The reason the average pension pot value for women is considerably lower than for men is because many women left paid work to have children and historically, they were generally paid less than men and therefore, were less able to contribute. Lower-income also means lower employer pension contributions.
Average pension pot values also vary considerably by county with Surrey averaging £88,000 and Avon, the lowest, averaging £35,000. Many self-employed people are not saving anywhere near enough for a comfortable retirement and, without the right level of National Insurance credits, will not be receiving the full state pension when they reach their state pension age.
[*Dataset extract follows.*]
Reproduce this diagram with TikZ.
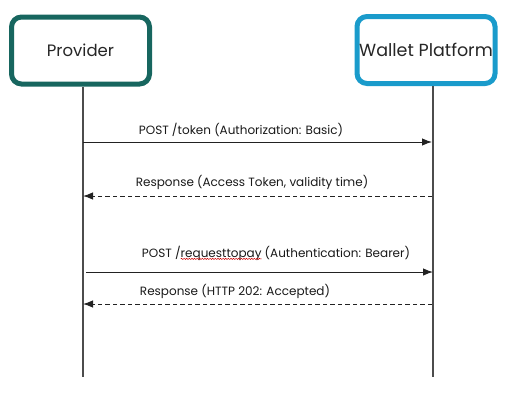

Something is better than nothing and starting retirement savings as early as possible has fantastic monetary benefits when the effect of compounding positive returns comes into play over several decades of saving. It is worth noting that advice on pensions must only be given by those who are appropriately authorised and regulated to give pensions and investment advice.
Getting good financial advice from an adviser regulated by the Financial Conduct Authority is a proven way of improving the chances of ending up with a decent level of personal pension with the right level of annual income needed. Add to this a full state pension and the result should be a comfortable retirement at the desired retirement age.
Until Auto Enrolment became mandatory, many employers and employees were not contributing to their employees’ workplace pension. In fact, it is only relatively recently (in April 2019) that the minimum total contribution of the employer/employee rose to a minimum of 8% of salary.
This is not 8% of the full gross salary. If the salary exceeds the upper limit set by Auto Enrolment rules (subject to being changed by future legislation so not stated here) then the minimum amount will be lower. That being said, being auto-enrolled in an employer’s scheme should be a no-brainer unless your pension pot is so large it causes you a problem with your protected Lifetime allowance (if you are lucky enough to have this).
Pension savings attract valuable tax benefits representing a big boost to this method of saving versus using an ISA or putting your cash in the bank. In effect, your contributions are allocated from your gross income in full and any growth is tax-free. There are annual limits (£40,000) and lifetime limits (£1,073,100) but this does not usually affect the average person as you can see by the average UK pension pot size stated in this article.
As ever, getting good financial advice is key to implementing the right (suitable) investments for you whether these are for accumulating or decumulating your retirement savings. Putting together a bespoke plan is what Financial Planners excel at and the cost of creating your personal lifetime financial plan should be just a small fraction of the total monetary and wellbeing benefits you will harvest year after year.
Your financial plans should be reviewed on a regular basis to take account of changes that happen in your life as well as changes that occur in the economy and to take account of any changes in legislation or new regulations that might affect your long-term financial wellbeing. Doing nothing and leaving this to chance is unlikely to result in the best possible outcome and is therefore, more likely to result in a lower quality of life in retirement than desired.